## [Data for processing]
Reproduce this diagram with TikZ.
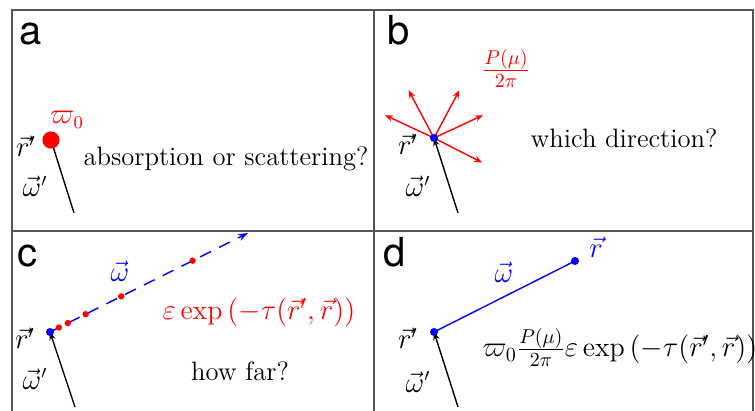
\documentclass[tikz,border=0pt]{standalone}
\usepackage{fontspec}
\newfontfamily\panelfont{TeX Gyre Heros}
\usetikzlibrary{arrows.meta,calc}
\definecolor{framegray}{RGB}{85,85,85}
\tikzset{
  panel/.style={font=\panelfont\fontsize{20}{24}\selectfont,anchor=base west,inner sep=0pt},
  txt/.style={font=\fontsize{13.3}{16}\selectfont,anchor=base,inner sep=0pt},
  bigtxt/.style={txt,font=\fontsize{14}{17}\selectfont},
  dot/.style={fill=blue},
}

\begin{document}
\begin{tikzpicture}[x=0.5pt,y=-0.5pt,line width=0.7pt,>={Stealth[length=4pt,width=3.2pt]}]
  \useasboundingbox (0,0) rectangle (755,411);
  \draw[framegray,line width=1.1pt] (12,411) -- (12,10) -- (753,10) -- (753,411);
  \draw[framegray,line width=1.1pt] (374,10) -- (374,411) (12,231) -- (753,231);

  \coordinate (A) at (51,140);
  \coordinate (A0) at (74,213);
  \draw[->] (A0) -- (A);
  \fill[red] (A) circle (4.3pt);
  \node[panel] (la) at (19,45) {a};
  \node[txt,red] (w0) at (67,124) {$\varpi_0$};
  \node[txt] (ra) at (26,157) {$\vec{r}'$};
  \node[txt] (oa) at (35,197) {$\vec{\omega}'$};
  \node[txt] (qa) at (226,166) {absorption or scattering?};

  \coordinate (B) at (434,138);
  \coordinate (B0) at (458,213);
  \draw[->] (B0) -- (B);
  \foreach \a in {-155,-118,-62,-25,27}
    \draw[red,->] (B) -- ++(\a:54);
  \fill[dot] (B) circle (2pt);
  \node[panel] (lb) at (387,45) {b};
  \node[bigtxt,red] (pb) at (506,78) {$\frac{P(\mu)}{2\pi}$};
  \node[txt] (rb) at (408,155) {$\vec{r}'$};
  \node[txt] (ob) at (418,197) {$\vec{\omega}'$};
  \node[txt] (qb) at (624,148) {which direction?};

  \coordinate (C) at (50,332);
  \coordinate (C0) at (75,407);
  \coordinate (C1) at (248,233);
  \draw[->] (C0) -- (C);
  \draw[blue,dash pattern=on 6pt off 4.5pt,->,>={Stealth[length=5pt,width=3.6pt]}] (C) -- (C1);
  \foreach \t in {0.045,0.09,0.18,0.36,0.72}
    \fill[red] ($(C)!\t!(C1)$) circle (1.6pt);
  \fill[dot] (C) circle (2pt);
  \node[panel] (lc) at (17,267) {c};
  \node[txt,blue] (wc) at (120,282) {$\vec{\omega}$};
  \node[txt] (rc) at (25,349) {$\vec{r}'$};
  \node[txt] (oc) at (35,389) {$\vec{\omega}'$};
  \node[bigtxt,red] (ec) at (259,320) {$\varepsilon\exp\left(-\tau(\vec{r}',\vec{r})\right)$};
  \node[txt] (qc) at (240,380) {how far?};

  \coordinate (D) at (434,332);
  \coordinate (D0) at (458,407);
  \coordinate (R) at (575,261);
  \draw[->] (D0) -- (D);
  \draw[blue] (D) -- (R);
  \fill[dot] (D) circle (2pt);
  \fill[dot] (R) circle (2pt);
  \node[panel] (ld) at (383,267) {d};
  \node[txt,blue] (wd) at (504,283) {$\vec{\omega}$};
  \node[txt,blue] (rd) at (596,258) {$\vec{r}$};
  \node[txt] (rdd) at (408,349) {$\vec{r}'$};
  \node[txt] (od) at (418,392) {$\vec{\omega}'$};
  \node[bigtxt] (ed) at (620,357) {$\varpi_0\frac{P(\mu)}{2\pi}\varepsilon\exp\left(-\tau(\vec{r}',\vec{r})\right)$};
\end{tikzpicture}
\end{document}
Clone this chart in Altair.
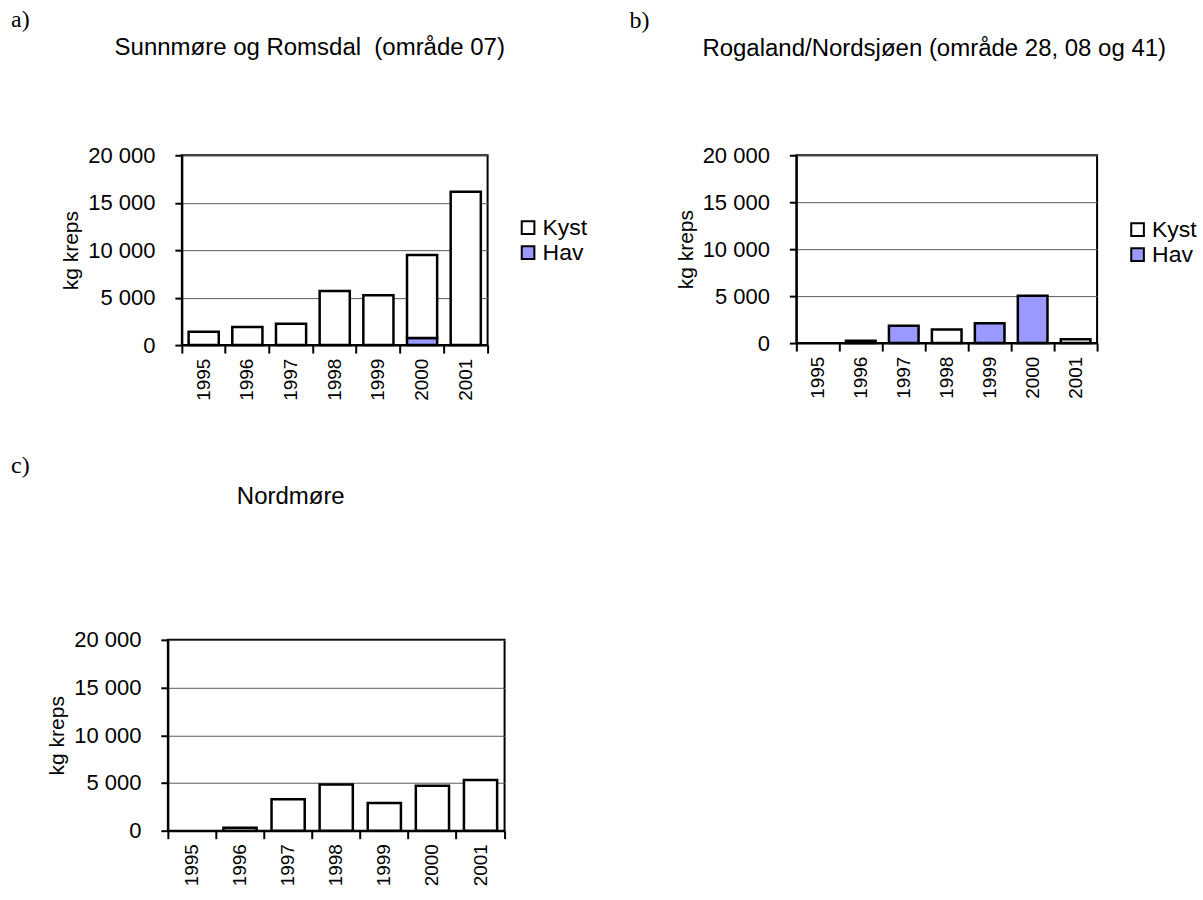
import altair as alt
import pandas as pd

years = [1995, 1996, 1997, 1998, 1999, 2000, 2001]
series = ["Kyst", "Hav"]
series_colors = ["#ffffff", "#9999ff"]

a_kyst = [1400, 1900, 2250, 5700, 5250, 8750, 16150]
a_hav = [0, 0, 0, 0, 0, 750, 0]
b_kyst = [0, 250, 0, 1450, 0, 0, 400]
b_hav = [0, 0, 1850, 0, 2100, 5050, 0]
c_kyst = [0, 300, 3300, 4850, 2900, 4700, 5300]
c_hav = [0, 0, 0, 0, 0, 0, 0]

y_ticks = [0, 5000, 10000, 15000, 20000]
y_title = "kg kreps"

letters = ["a)", "b)", "c)"]
titles = ["Sunnmøre og Romsdal\u00a0 (område 07)",
          "Rogaland/Nordsjøen (område 28, 08 og 41)",
          "Nordmøre"]

SANS = "Liberation Sans"
SERIF = "Liberation Serif"


def make_df(kyst, hav):
    rows = []
    for yr, k, h in zip(years, kyst, hav):
        rows.append({"year": yr, "serie": "Hav", "ord": 0, "kg": h})
        rows.append({"year": yr, "serie": "Kyst", "ord": 1, "kg": k})
    return pd.DataFrame(rows)


def panel(kyst, hav, letter, title, width, height, letter_xy, title_xy, legend_xy, extent_x):
    df = make_df(kyst, hav)
    if legend_xy is None:
        legend = None
    else:
        legend = alt.Legend(
            title=None, orient="none", legendX=legend_xy[0], legendY=legend_xy[1],
            symbolType="square", symbolSize=160, symbolStrokeColor="black",
            symbolStrokeWidth=2, labelFont=SANS, labelFontSize=23, labelColor="black",
            rowPadding=1, labelOffset=3,
        )
    bars = alt.Chart(df).transform_filter("datum.kg > 0").mark_bar(
        width=alt.RelativeBandSize(0.69), stroke="black", strokeWidth=2.5
    ).encode(
        x=alt.X("year:O", scale=alt.Scale(domain=years, paddingInner=0, paddingOuter=0),
                axis=alt.Axis(title=None, labelAngle=270, labelAlign="right",
                              labelBaseline="middle", bandPosition=1, tickExtra=True,
                              tickSize=8, tickWidth=2, tickColor="black",
                              domainColor="black", domainWidth=2, labelFont=SANS,
                              labelFontSize=19, labelColor="black", labelPadding=5,
                              grid=False)),
        y=alt.Y("kg:Q", stack="zero", scale=alt.Scale(domain=[0, 20000], nice=False),
                axis=alt.Axis(values=y_ticks,
                              labelExpr="datum.value >= 1000 ? floor(datum.value/1000) + ' 000' : '0'",
                              title=y_title, titleFont=SANS, titleFontSize=21,
                              titleFontWeight="normal", titleColor="black", titlePadding=6,
                              grid=True, gridColor="#5a5a5a", gridWidth=1,
                              tickSize=7, tickWidth=2, tickColor="black",
                              domainColor="black", domainWidth=2, labelFont=SANS,
                              labelFontSize=22, labelColor="black", labelPadding=20)),
        color=alt.Color("serie:N", scale=alt.Scale(domain=series, range=series_colors),
                        legend=legend),
        order=alt.Order("ord:Q"),
    )
    lab = alt.Chart(pd.DataFrame({"t": [letter]})).mark_text(
        font=SERIF, fontSize=24, align="left", baseline="top", color="black"
    ).encode(text="t:N", x=alt.value(letter_xy[0]), y=alt.value(letter_xy[1]))
    ttl = alt.Chart(pd.DataFrame({"t": [title]})).mark_text(
        font=SANS, fontSize=24, align="center", baseline="middle", color="black"
    ).encode(text="t:N", x=alt.value(title_xy[0]), y=alt.value(title_xy[1]))
    # white layout marker that fixes the right extent of the panel
    ext = alt.Chart(pd.DataFrame({"t": ["."]})).mark_text(
        fontSize=6, color="white", align="right", baseline="middle"
    ).encode(text="t:N", x=alt.value(extent_x), y=alt.value(20))
    return alt.layer(bars, lab, ttl, ext).properties(width=width, height=height)


pa = panel(a_kyst, a_hav, letters[0], titles[0], 306, 190, (-171, -147), (128, -107), (335, 61), 430)
pb = panel(b_kyst, b_hav, letters[1], titles[1], 301, 188, (-167, -146), (138, -106), (330, 63), 300)
pc = panel(c_kyst, c_hav, letters[2], titles[2], 337, 191, (-157, -186), (123, -143), None, 458)

chart = alt.concat(pa, pb, pc, columns=2, align="each", center={"column": True, "row": False},
                   spacing={"column": 2, "row": 51}).resolve_scale(
    color="independent"
).properties(
    padding={"left": 10, "top": 7, "right": 5, "bottom": 5},
    background="white",
).configure_view(stroke="black", strokeWidth=2)

chart.save("out.html", embed_options={"renderer": "svg", "actions": False})
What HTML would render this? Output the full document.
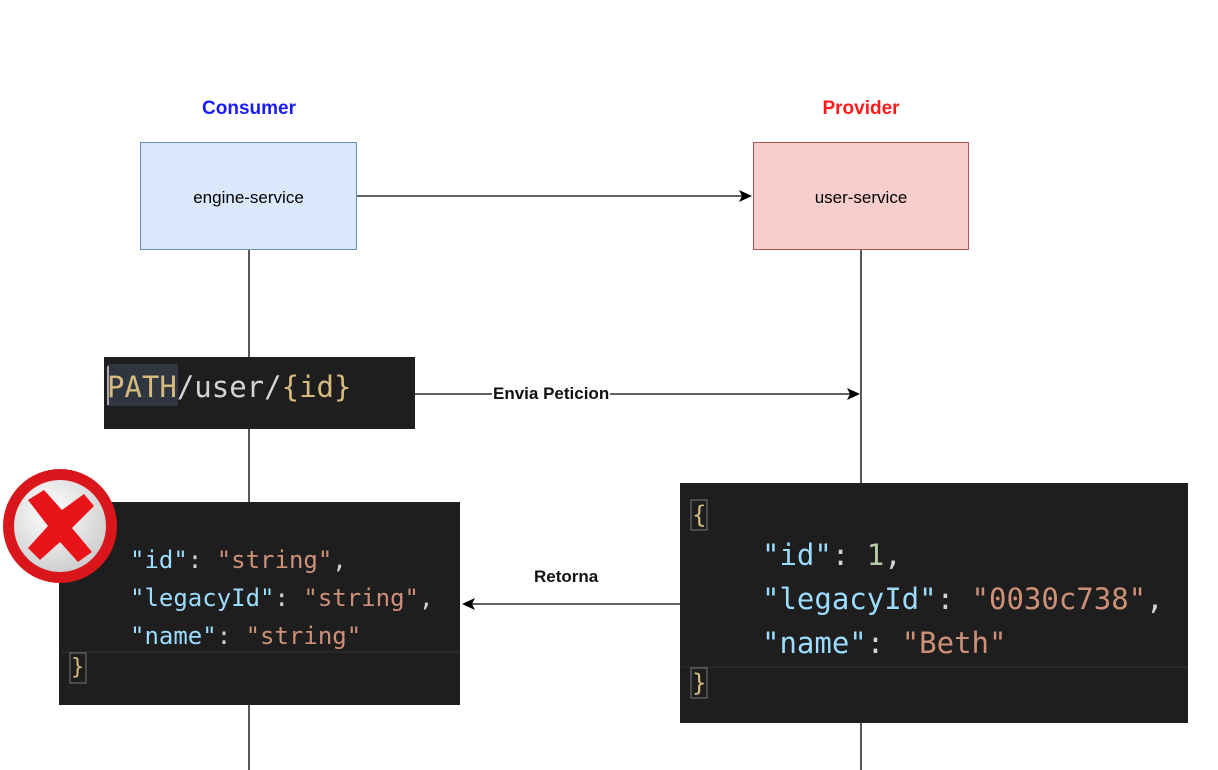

## [Task]
From the first line above through the line containing "(qa) at (226,166)", copy everything exactly, without the pictures.

## [Solution to this task]
Reproduce this diagram with TikZ.
\documentclass[tikz,border=0pt]{standalone}
\usepackage{fontspec}
\newfontfamily\panelfont{TeX Gyre Heros}
\usetikzlibrary{arrows.meta,calc}
\definecolor{framegray}{RGB}{85,85,85}
\tikzset{
  panel/.style={font=\panelfont\fontsize{20}{24}\selectfont,anchor=base west,inner sep=0pt},
  txt/.style={font=\fontsize{13.3}{16}\selectfont,anchor=base,inner sep=0pt},
  bigtxt/.style={txt,font=\fontsize{14}{17}\selectfont},
  dot/.style={fill=blue},
}

\begin{document}
\begin{tikzpicture}[x=0.5pt,y=-0.5pt,line width=0.7pt,>={Stealth[length=4pt,width=3.2pt]}]
  \useasboundingbox (0,0) rectangle (755,411);
  \draw[framegray,line width=1.1pt] (12,411) -- (12,10) -- (753,10) -- (753,411);
  \draw[framegray,line width=1.1pt] (374,10) -- (374,411) (12,231) -- (753,231);

  \coordinate (A) at (51,140);
  \coordinate (A0) at (74,213);
  \draw[->] (A0) -- (A);
  \fill[red] (A) circle (4.3pt);
  \node[panel] (la) at (19,45) {a};
  \node[txt,red] (w0) at (67,124) {$\varpi_0$};
  \node[txt] (ra) at (26,157) {$\vec{r}'$};
  \node[txt] (oa) at (35,197) {$\vec{\omega}'$};
  \node[txt] (qa) at (226,166) {absorption or scattering?};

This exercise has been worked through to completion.